>>>>
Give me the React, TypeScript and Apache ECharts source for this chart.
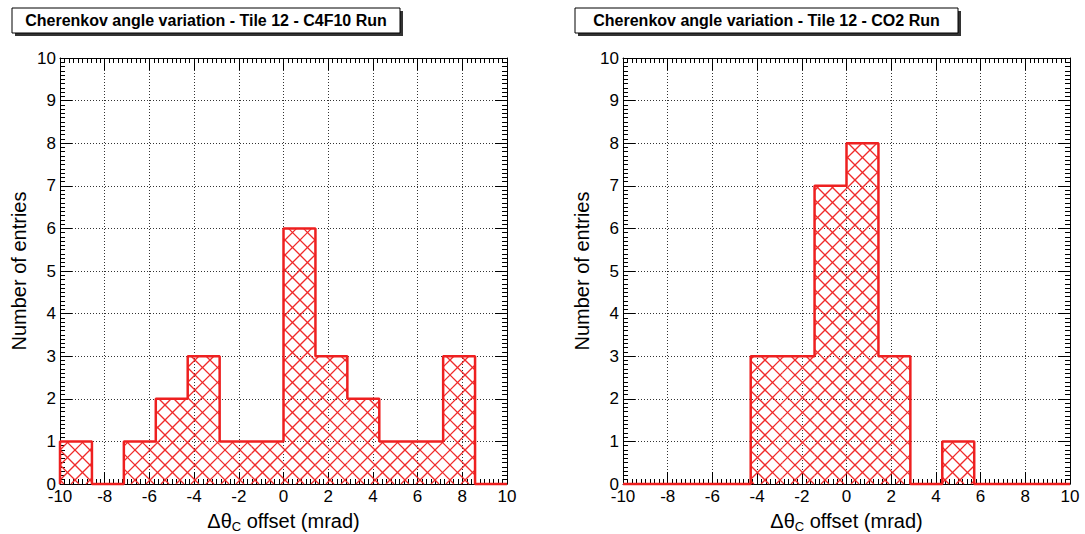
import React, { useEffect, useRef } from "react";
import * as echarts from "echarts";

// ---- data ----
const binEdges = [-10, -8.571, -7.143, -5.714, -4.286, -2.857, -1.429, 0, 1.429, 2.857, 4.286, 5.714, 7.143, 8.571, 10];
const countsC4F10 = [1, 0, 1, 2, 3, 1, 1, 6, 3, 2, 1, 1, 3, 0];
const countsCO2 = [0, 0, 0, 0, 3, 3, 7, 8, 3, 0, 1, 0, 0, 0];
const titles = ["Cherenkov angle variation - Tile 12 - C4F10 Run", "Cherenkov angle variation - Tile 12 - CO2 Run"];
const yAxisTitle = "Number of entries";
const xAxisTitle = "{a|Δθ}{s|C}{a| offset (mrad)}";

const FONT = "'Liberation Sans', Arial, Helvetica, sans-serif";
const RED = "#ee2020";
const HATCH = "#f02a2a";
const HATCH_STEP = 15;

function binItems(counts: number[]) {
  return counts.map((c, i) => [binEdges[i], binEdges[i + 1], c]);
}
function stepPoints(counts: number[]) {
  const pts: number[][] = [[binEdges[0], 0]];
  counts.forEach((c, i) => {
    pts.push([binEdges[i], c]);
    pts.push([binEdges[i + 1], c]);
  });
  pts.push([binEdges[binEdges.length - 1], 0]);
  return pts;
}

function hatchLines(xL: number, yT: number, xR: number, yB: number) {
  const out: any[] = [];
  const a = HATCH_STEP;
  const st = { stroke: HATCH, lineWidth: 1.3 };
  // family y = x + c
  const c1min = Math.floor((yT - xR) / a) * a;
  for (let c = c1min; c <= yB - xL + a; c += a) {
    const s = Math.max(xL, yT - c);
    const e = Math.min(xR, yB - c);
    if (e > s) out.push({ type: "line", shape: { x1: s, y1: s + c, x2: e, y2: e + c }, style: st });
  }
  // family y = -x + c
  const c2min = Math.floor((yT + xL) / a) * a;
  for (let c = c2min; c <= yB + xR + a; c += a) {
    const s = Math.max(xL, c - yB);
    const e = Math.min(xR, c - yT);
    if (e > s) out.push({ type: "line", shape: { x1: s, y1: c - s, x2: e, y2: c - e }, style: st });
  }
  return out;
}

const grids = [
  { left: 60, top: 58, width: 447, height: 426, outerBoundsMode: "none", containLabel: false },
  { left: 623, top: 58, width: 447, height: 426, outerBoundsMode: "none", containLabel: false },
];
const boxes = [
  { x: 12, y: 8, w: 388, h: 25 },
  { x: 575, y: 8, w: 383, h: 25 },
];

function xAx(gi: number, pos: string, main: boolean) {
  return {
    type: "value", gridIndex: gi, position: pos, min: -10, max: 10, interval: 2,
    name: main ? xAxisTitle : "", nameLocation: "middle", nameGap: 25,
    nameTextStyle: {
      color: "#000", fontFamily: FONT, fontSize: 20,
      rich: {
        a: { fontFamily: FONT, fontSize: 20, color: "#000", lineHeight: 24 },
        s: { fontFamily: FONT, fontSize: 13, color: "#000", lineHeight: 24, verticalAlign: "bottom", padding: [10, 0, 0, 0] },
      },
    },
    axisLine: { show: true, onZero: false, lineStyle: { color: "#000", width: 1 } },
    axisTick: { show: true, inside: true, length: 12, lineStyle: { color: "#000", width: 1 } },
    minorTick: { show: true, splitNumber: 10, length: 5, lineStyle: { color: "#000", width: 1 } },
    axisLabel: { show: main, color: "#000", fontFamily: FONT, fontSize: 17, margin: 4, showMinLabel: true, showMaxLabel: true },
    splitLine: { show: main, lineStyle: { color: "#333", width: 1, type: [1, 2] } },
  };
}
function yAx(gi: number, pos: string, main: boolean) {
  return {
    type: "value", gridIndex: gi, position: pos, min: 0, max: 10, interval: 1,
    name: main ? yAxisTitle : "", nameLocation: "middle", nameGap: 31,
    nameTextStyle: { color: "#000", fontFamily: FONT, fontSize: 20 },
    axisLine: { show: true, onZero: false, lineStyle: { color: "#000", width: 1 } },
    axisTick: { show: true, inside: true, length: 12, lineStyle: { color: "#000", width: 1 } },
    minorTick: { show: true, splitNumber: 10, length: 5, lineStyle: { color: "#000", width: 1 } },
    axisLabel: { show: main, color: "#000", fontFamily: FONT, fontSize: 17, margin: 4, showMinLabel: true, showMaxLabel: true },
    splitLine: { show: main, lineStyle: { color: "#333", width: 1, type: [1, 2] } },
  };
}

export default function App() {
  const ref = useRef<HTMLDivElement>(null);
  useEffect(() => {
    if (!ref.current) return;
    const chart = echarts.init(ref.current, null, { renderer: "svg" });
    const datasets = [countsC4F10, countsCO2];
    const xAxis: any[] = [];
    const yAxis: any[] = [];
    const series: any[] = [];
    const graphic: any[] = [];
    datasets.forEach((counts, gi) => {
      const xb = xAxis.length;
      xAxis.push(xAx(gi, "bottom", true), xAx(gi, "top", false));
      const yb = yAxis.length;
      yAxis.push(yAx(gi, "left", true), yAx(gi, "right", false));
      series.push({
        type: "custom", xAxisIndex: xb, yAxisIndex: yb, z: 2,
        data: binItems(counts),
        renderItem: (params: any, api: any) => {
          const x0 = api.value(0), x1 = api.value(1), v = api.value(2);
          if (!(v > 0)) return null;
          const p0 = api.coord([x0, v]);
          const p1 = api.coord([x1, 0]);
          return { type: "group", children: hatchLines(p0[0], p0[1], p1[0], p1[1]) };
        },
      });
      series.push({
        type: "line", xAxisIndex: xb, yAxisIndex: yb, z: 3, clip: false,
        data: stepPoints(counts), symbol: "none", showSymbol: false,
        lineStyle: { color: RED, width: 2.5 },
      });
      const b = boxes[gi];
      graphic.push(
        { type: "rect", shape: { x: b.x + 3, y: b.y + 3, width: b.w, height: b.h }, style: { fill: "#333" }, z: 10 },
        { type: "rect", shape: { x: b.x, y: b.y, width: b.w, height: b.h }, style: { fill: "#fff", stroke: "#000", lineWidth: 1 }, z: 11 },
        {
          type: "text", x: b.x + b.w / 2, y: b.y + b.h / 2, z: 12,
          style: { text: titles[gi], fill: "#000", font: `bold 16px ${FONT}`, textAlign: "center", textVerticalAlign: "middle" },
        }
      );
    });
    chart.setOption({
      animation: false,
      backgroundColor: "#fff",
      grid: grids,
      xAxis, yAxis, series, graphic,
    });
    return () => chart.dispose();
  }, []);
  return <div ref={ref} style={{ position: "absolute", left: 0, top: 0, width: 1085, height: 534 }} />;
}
<<<<
| TASK BRIEF |
Omit the pictures, and quote the material above exactly as given.

| COMPLETE OUTPUT |
Give me the React, TypeScript and Apache ECharts source for this chart.
import React, { useEffect, useRef } from "react";
import * as echarts from "echarts";

// ---- data ----
const binEdges = [-10, -8.571, -7.143, -5.714, -4.286, -2.857, -1.429, 0, 1.429, 2.857, 4.286, 5.714, 7.143, 8.571, 10];
const countsC4F10 = [1, 0, 1, 2, 3, 1, 1, 6, 3, 2, 1, 1, 3, 0];
const countsCO2 = [0, 0, 0, 0, 3, 3, 7, 8, 3, 0, 1, 0, 0, 0];
const titles = ["Cherenkov angle variation - Tile 12 - C4F10 Run", "Cherenkov angle variation - Tile 12 - CO2 Run"];
const yAxisTitle = "Number of entries";
const xAxisTitle = "{a|Δθ}{s|C}{a| offset (mrad)}";

const FONT = "'Liberation Sans', Arial, Helvetica, sans-serif";
const RED = "#ee2020";
const HATCH = "#f02a2a";
const HATCH_STEP = 15;

function binItems(counts: number[]) {
  return counts.map((c, i) => [binEdges[i], binEdges[i + 1], c]);
}
function stepPoints(counts: number[]) {
  const pts: number[][] = [[binEdges[0], 0]];
  counts.forEach((c, i) => {
    pts.push([binEdges[i], c]);
    pts.push([binEdges[i + 1], c]);
  });
  pts.push([binEdges[binEdges.length - 1], 0]);
  return pts;
}

function hatchLines(xL: number, yT: number, xR: number, yB: number) {
  const out: any[] = [];
  const a = HATCH_STEP;
  const st = { stroke: HATCH, lineWidth: 1.3 };
  // family y = x + c
  const c1min = Math.floor((yT - xR) / a) * a;
  for (let c = c1min; c <= yB - xL + a; c += a) {
    const s = Math.max(xL, yT - c);
    const e = Math.min(xR, yB - c);
    if (e > s) out.push({ type: "line", shape: { x1: s, y1: s + c, x2: e, y2: e + c }, style: st });
  }
  // family y = -x + c
  const c2min = Math.floor((yT + xL) / a) * a;
  for (let c = c2min; c <= yB + xR + a; c += a) {
    const s = Math.max(xL, c - yB);
    const e = Math.min(xR, c - yT);
    if (e > s) out.push({ type: "line", shape: { x1: s, y1: c - s, x2: e, y2: c - e }, style: st });
  }
  return out;
}

const grids = [
  { left: 60, top: 58, width: 447, height: 426, outerBoundsMode: "none", containLabel: false },
  { left: 623, top: 58, width: 447, height: 426, outerBoundsMode: "none", containLabel: false },
];
const boxes = [
  { x: 12, y: 8, w: 388, h: 25 },
  { x: 575, y: 8, w: 383, h: 25 },
];

function xAx(gi: number, pos: string, main: boolean) {
  return {
    type: "value", gridIndex: gi, position: pos, min: -10, max: 10, interval: 2,
    name: main ? xAxisTitle : "", nameLocation: "middle", nameGap: 25,
    nameTextStyle: {
      color: "#000", fontFamily: FONT, fontSize: 20,
      rich: {
        a: { fontFamily: FONT, fontSize: 20, color: "#000", lineHeight: 24 },
        s: { fontFamily: FONT, fontSize: 13, color: "#000", lineHeight: 24, verticalAlign: "bottom", padding: [10, 0, 0, 0] },
      },
    },
    axisLine: { show: true, onZero: false, lineStyle: { color: "#000", width: 1 } },
    axisTick: { show: true, inside: true, length: 12, lineStyle: { color: "#000", width: 1 } },
    minorTick: { show: true, splitNumber: 10, length: 5, lineStyle: { color: "#000", width: 1 } },
    axisLabel: { show: main, color: "#000", fontFamily: FONT, fontSize: 17, margin: 4, showMinLabel: true, showMaxLabel: true },
    splitLine: { show: main, lineStyle: { color: "#333", width: 1, type: [1, 2] } },
  };
}
function yAx(gi: number, pos: string, main: boolean) {
  return {
    type: "value", gridIndex: gi, position: pos, min: 0, max: 10, interval: 1,
    name: main ? yAxisTitle : "", nameLocation: "middle", nameGap: 31,
    nameTextStyle: { color: "#000", fontFamily: FONT, fontSize: 20 },
    axisLine: { show: true, onZero: false, lineStyle: { color: "#000", width: 1 } },
    axisTick: { show: true, inside: true, length: 12, lineStyle: { color: "#000", width: 1 } },
    minorTick: { show: true, splitNumber: 10, length: 5, lineStyle: { color: "#000", width: 1 } },
    axisLabel: { show: main, color: "#000", fontFamily: FONT, fontSize: 17, margin: 4, showMinLabel: true, showMaxLabel: true },
    splitLine: { show: main, lineStyle: { color: "#333", width: 1, type: [1, 2] } },
  };
}

export default function App() {
  const ref = useRef<HTMLDivElement>(null);
  useEffect(() => {
    if (!ref.current) return;
    const chart = echarts.init(ref.current, null, { renderer: "svg" });
    const datasets = [countsC4F10, countsCO2];
    const xAxis: any[] = [];
    const yAxis: any[] = [];
    const series: any[] = [];
    const graphic: any[] = [];
    datasets.forEach((counts, gi) => {
      const xb = xAxis.length;
      xAxis.push(xAx(gi, "bottom", true), xAx(gi, "top", false));
      const yb = yAxis.length;
      yAxis.push(yAx(gi, "left", true), yAx(gi, "right", false));
      series.push({
        type: "custom", xAxisIndex: xb, yAxisIndex: yb, z: 2,
        data: binItems(counts),
        renderItem: (params: any, api: any) => {
          const x0 = api.value(0), x1 = api.value(1), v = api.value(2);
          if (!(v > 0)) return null;
          const p0 = api.coord([x0, v]);
          const p1 = api.coord([x1, 0]);
          return { type: "group", children: hatchLines(p0[0], p0[1], p1[0], p1[1]) };
        },
      });
      series.push({
        type: "line", xAxisIndex: xb, yAxisIndex: yb, z: 3, clip: false,
        data: stepPoints(counts), symbol: "none", showSymbol: false,
        lineStyle: { color: RED, width: 2.5 },
      });
      const b = boxes[gi];
      graphic.push(
        { type: "rect", shape: { x: b.x + 3, y: b.y + 3, width: b.w, height: b.h }, style: { fill: "#333" }, z: 10 },
        { type: "rect", shape: { x: b.x, y: b.y, width: b.w, height: b.h }, style: { fill: "#fff", stroke: "#000", lineWidth: 1 }, z: 11 },
        {
          type: "text", x: b.x + b.w / 2, y: b.y + b.h / 2, z: 12,
          style: { text: titles[gi], fill: "#000", font: `bold 16px ${FONT}`, textAlign: "center", textVerticalAlign: "middle" },
        }
      );
    });
    chart.setOption({
      animation: false,
      backgroundColor: "#fff",
      grid: grids,
      xAxis, yAxis, series, graphic,
    });
    return () => chart.dispose();
  }, []);
  return <div ref={ref} style={{ position: "absolute", left: 0, top: 0, width: 1085, height: 534 }} />;
}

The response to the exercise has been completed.